# Start of Listing

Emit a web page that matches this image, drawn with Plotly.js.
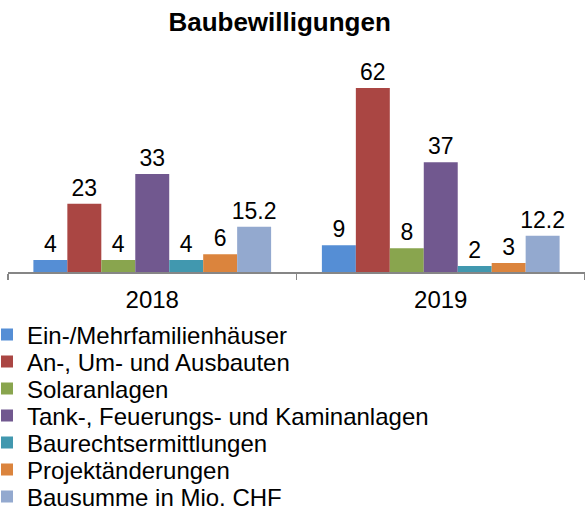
<!DOCTYPE html>
<html>
<head>
<meta charset="utf-8">
<script src="https://cdn.plot.ly/plotly-3.0.1.min.js"></script>
<style>html,body{margin:0;padding:0;background:#fff;}#chart{width:585px;height:512px;}</style>
</head>
<body>
<div id="chart"></div>
<script>
var categories = ["2018", "2019"];
var seriesNames = [
  "Ein-/Mehrfamilienhäuser",
  "An-, Um- und Ausbauten",
  "Solaranlagen",
  "Tank-, Feuerungs- und Kaminanlagen",
  "Baurechtsermittlungen",
  "Projektänderungen",
  "Bausumme in Mio. CHF"
];
var einMehrfamilien = [4, 9];
var anUmAusbauten = [23, 62];
var solaranlagen = [4, 8];
var tankFeuerungKamin = [33, 37];
var baurechtsermittlungen = [4, 2];
var projektaenderungen = [6, 3];
var bausumme = [15.2, 12.2];
var seriesValues = [einMehrfamilien, anUmAusbauten, solaranlagen, tankFeuerungKamin, baurechtsermittlungen, projektaenderungen, bausumme];
var colors = ["#558ED5", "#AA4643", "#89A54E", "#71588F", "#4198AF", "#DB843D", "#93A9CF"];

var FONT = "Liberation Sans, Arial, sans-serif";
var W = 585, H = 512;

var traces = seriesNames.map(function (name, i) {
  return {
    type: "bar",
    name: name,
    x: categories,
    y: seriesValues[i],
    marker: {color: colors[i], line: {width: 0}},
    text: seriesValues[i].map(function (v) { return String(v); }),
    textposition: "outside",
    constraintext: "none",
    cliponaxis: false,
    textfont: {family: FONT, size: 23, color: "#000"},
    hoverinfo: "skip",
    legend: i === 0 ? "legend" : "legend" + (i + 1)
  };
});

var layout = {
  width: W,
  height: H,
  margin: {l: 8, r: 0, t: 60, b: 240, autoexpand: false},
  paper_bgcolor: "#fff",
  plot_bgcolor: "#fff",
  font: {family: FONT, color: "#000"},
  title: {text: "<b>Baubewilligungen</b>", font: {family: FONT, size: 26, color: "#000"}, x: 0.478, xanchor: "center", y: 0.958, yanchor: "middle"},
  barmode: "group",
  bargap: 0.176,
  bargroupgap: 0,
  showlegend: true,
  xaxis: {
    type: "category",
    showline: true,
    linecolor: "#868686",
    linewidth: 1.5,
    ticks: "outside",
    tickson: "boundaries",
    ticklen: 6,
    tickcolor: "#868686",
    tickwidth: 1.5,
    ticklabelstandoff: 6,
    tickfont: {family: FONT, size: 24, color: "#000"},
    showgrid: false,
    zeroline: false,
    automargin: false
  },
  yaxis: {
    range: [0, 71.4],
    showgrid: false,
    zeroline: false,
    showline: false,
    showticklabels: false,
    ticks: "",
    automargin: false
  }
};

var firstY = 335, stepY = 27;
seriesNames.forEach(function (name, i) {
  var key = i === 0 ? "legend" : "legend" + (i + 1);
  layout[key] = {
    xref: "container", yref: "container",
    x: 0, xanchor: "left",
    y: 1 - (firstY + i * stepY) / H, yanchor: "middle",
    indentation: -13,
    font: {family: FONT, size: 24, color: "#000"},
    borderwidth: 0,
    bgcolor: "rgba(0,0,0,0)",
    itemclick: false
  };
});

Plotly.newPlot("chart", traces, layout, {displayModeBar: false, staticPlot: true});
</script>
</body>
</html>
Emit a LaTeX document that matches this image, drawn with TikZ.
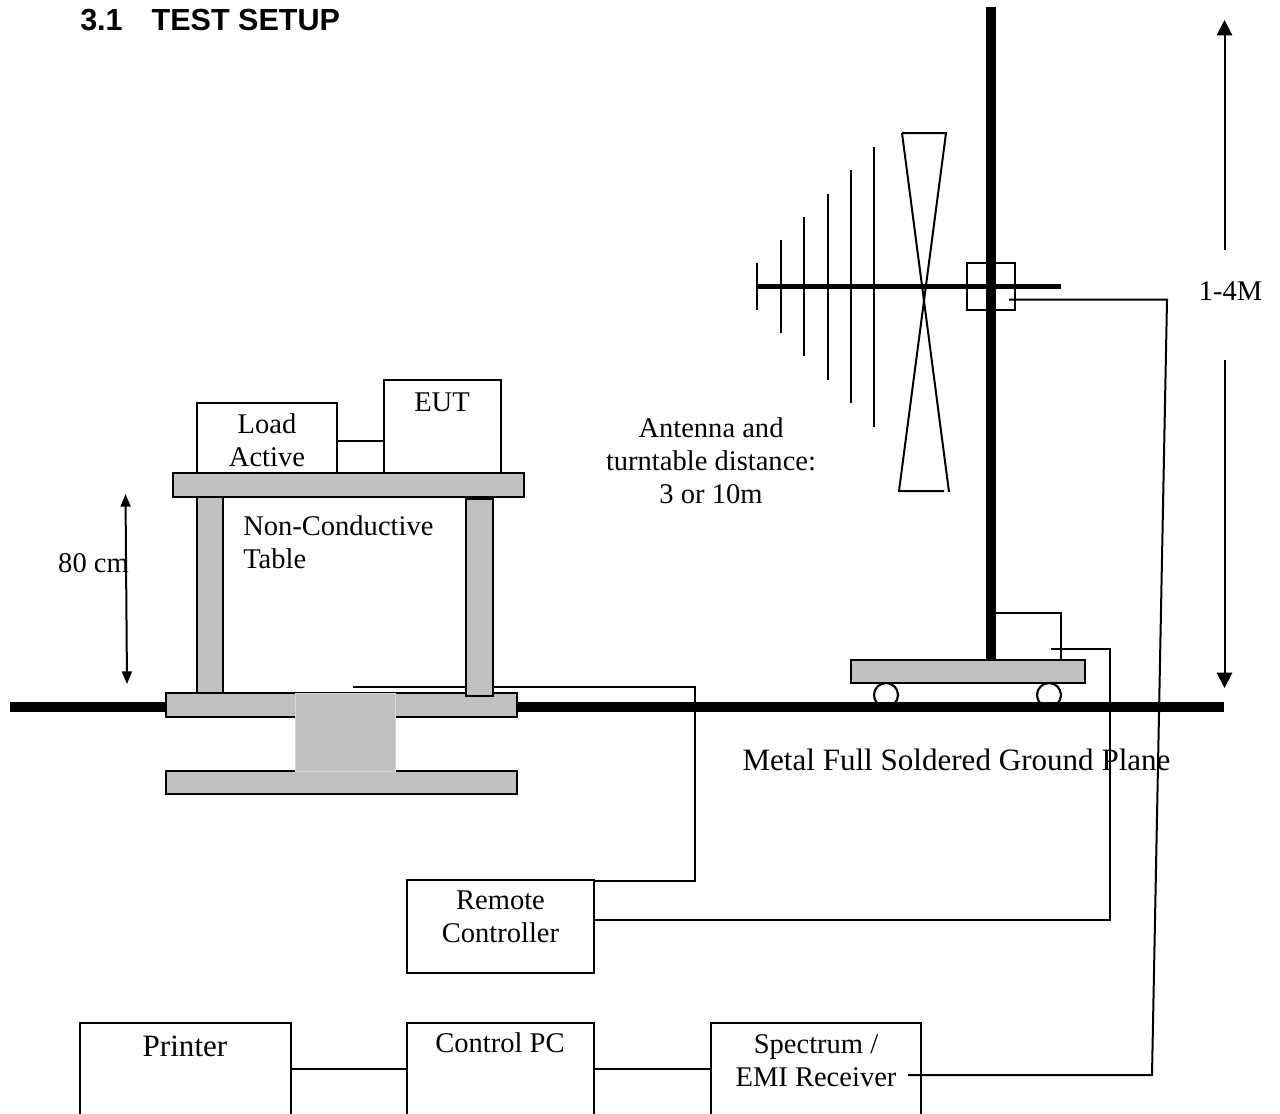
\documentclass[tikz,border=0pt]{standalone}
\usepackage{fontspec}
\setmainfont{Liberation Serif}
\newfontfamily\titlefont{Liberation Sans}
\usetikzlibrary{arrows.meta}
\definecolor{tablegray}{HTML}{C0C0C0}
\definecolor{blockedge}{HTML}{D8D8D8}
\tikzset{
  px/.style 2 args={minimum width=#1*0.75pt, minimum height=#2*0.75pt, inner sep=0pt, outer sep=0pt},
  whitebox/.style={draw=black, fill=white, line width=1.6pt},
  graybox/.style={draw=black, fill=tablegray, line width=1.8pt},
  wire/.style={draw=black, line width=1.5pt, line join=miter},
  element/.style={draw=black, line width=2.1pt},
  heavy/.style={draw=black, line width=7.5pt},
  txt/.style={inner sep=0pt, align=center, font=\fontsize{21.4}{24.75}\selectfont},
  bigtxt/.style={inner sep=0pt, align=center, font=\fontsize{23.3}{24.75}\selectfont},
  bigarrow/.style={wire, -{Triangle[length=11.5pt,width=11.5pt]}},
  dimarrow/.style={wire, {Triangle[length=9.5pt,width=7.5pt]}-{Triangle[length=9.5pt,width=7.5pt]}}
}
\begin{document}
\begin{tikzpicture}[x=0.75pt,y=-0.75pt]
\useasboundingbox (0,0) rectangle (1280,1113);
\clip (0,0) rectangle (1280,1113);
\coordinate (yA) at (0,881);
\coordinate (yB) at (0,441);
\coordinate (yC) at (0,920);
% title
\node[inner sep=0pt, anchor=west, font=\titlefont\bfseries\fontsize{22.9}{26}\selectfont] (title) at (80,20) {3.1\hspace{0.95em}TEST SETUP};
% wheels and ground
\node[whitebox, circle, px={24}{24}] (wheelL) at (886,695) {};
\node[whitebox, circle, px={24}{24}] (wheelR) at (1049,695) {};
\coordinate (gndL) at (10,706.5);
\coordinate (gndR) at (1224,706.5);
\draw[heavy] (gndL) -- (gndR);
% cable from table, passes behind the leg
\coordinate (tableCableEnd) at (353,687);
\coordinate (tableCableBend) at (695,687);
% table
\node[graybox, px={351}{24}] (base) at (341.5,705) {};
\node[graybox, px={351}{23}] (lower) at (341.5,782.5) {};
\node[draw=blockedge, fill=tablegray, line width=0.75pt, px={100}{78}] (block) at (345,732) {};
\node[graybox, px={26}{196}] (legL) at (210,595) {};
\node[whitebox, px={140}{70}] (load) at (267,438) {};
\node[whitebox, px={117}{93}] (eut) at (442.5,426.5) {};
\node[graybox, px={351}{24}] (top) at (348.5,485) {};
% remote controller
\node[whitebox, px={187}{93}] (remote) at (500.5,926.5) {};
\draw[wire] (tableCableEnd) -- (tableCableBend) -- (695,881) -- (remote.east |- yA);
\node[graybox, px={27}{197}] (legR) at (479.5,597.5) {};
\draw[wire] (load.east |- yB) -- (eut.west |- yB);
% turntable
\node[whitebox, px={69}{47}] (ttbox) at (1026.5,636.5) {};
\node[graybox, px={234}{23}] (platform) at (968,671.5) {};
% mast and antenna
\coordinate (mastTop) at (991.2,7);
\draw[heavy] (mastTop) -- (mastTop |- platform.north);
\coordinate (boomL) at (757,286.5);
\coordinate (boomR) at (1061,286.5);
\draw[draw=black, line width=3.5pt] (boomL) -- (boomR);
\foreach \n/\x/\a/\b in {a/757/263/310, b/781/240/333, c/804/217/356, d/828/194/380, e/851/170/403, f/874/147/427}{
  \coordinate (el\n T) at (\x,\a);
  \coordinate (el\n B) at (\x,\b);
  \draw[element] (el\n T) -- (el\n B);
}
\coordinate (conA) at (902,133);
\coordinate (conB) at (946,133);
\coordinate (conC) at (899,491);
\coordinate (conD) at (944,491);
\coordinate (conE) at (949,492);
\draw[wire] (conA) -- (conB) -- (conC) -- (conD);
\draw[wire] (conA) -- (conE);
\node[draw=black, line width=1.6pt, px={48}{47}] (clamp) at (991,286.5) {};
% bottom row
\node[whitebox, px={211}{92}] (printer) at (185.5,1069) {};
\node[whitebox, px={187}{92}] (pc) at (500.5,1069) {};
\node[whitebox, px={210}{92}] (spectrum) at (816,1069) {};
\draw[wire] (printer) -- (pc);
\draw[wire] (pc) -- (spectrum);
% long cables
\coordinate (ttCableEnd) at (1051,648.5);
\draw[wire] (remote.east |- yC) -- (1109.5,920) -- (1109.5,648.5) -- (ttCableEnd);
\coordinate (antCableEnd) at (1009,299.5);
\coordinate (specCableEnd) at (908,1075);
\draw[wire] (antCableEnd) -- (1167,299.5) -- (1152,1075) -- (specCableEnd);
% dimension arrows
\coordinate (hUpStart) at (1224.5,250);
\coordinate (hUpTip) at (1224.5,20);
\coordinate (hDnStart) at (1224.5,360);
\coordinate (hDnTip) at (1224.5,688);
\draw[bigarrow] (hUpStart) -- (hUpTip);
\draw[bigarrow] (hDnStart) -- (hDnTip);
\coordinate (dimT) at (125.5,494);
\coordinate (dimB) at (127,684);
\draw[dimarrow] (dimT) -- (dimB);
% labels
\node[txt] (lblLoad) at (267,440.5) {Load\\Active};
\node[txt] (lblEut) at (442,402) {EUT};
\node[txt, anchor=west, align=left] (lblTable) at (243,542.5) {Non-Conductive\\Table};
\node[txt] (lbl80) at (93.5,563) {80 cm};
\node[txt] (lblAnt) at (711,461) {Antenna and\\turntable distance:\\3 or 10m};
\node[txt] (lbl14) at (1230.5,291) {1-4M};
\node[bigtxt] (lblGround) at (956.5,760) {Metal Full Soldered Ground Plane};
\node[txt] (lblRemote) at (500.5,917) {Remote\\Controller};
\node[bigtxt] (lblPrinter) at (185,1046) {Printer};
\node[txt] (lblPc) at (500,1043) {Control PC};
\node[txt] (lblSpec) at (816,1060.5) {Spectrum /\\EMI Receiver};
\end{tikzpicture}
\end{document}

# End of Listing

**Exercise aim:**
State the number of lines in this listing that contain the string "image", and add nothing else.

**Result of the exercise:**
2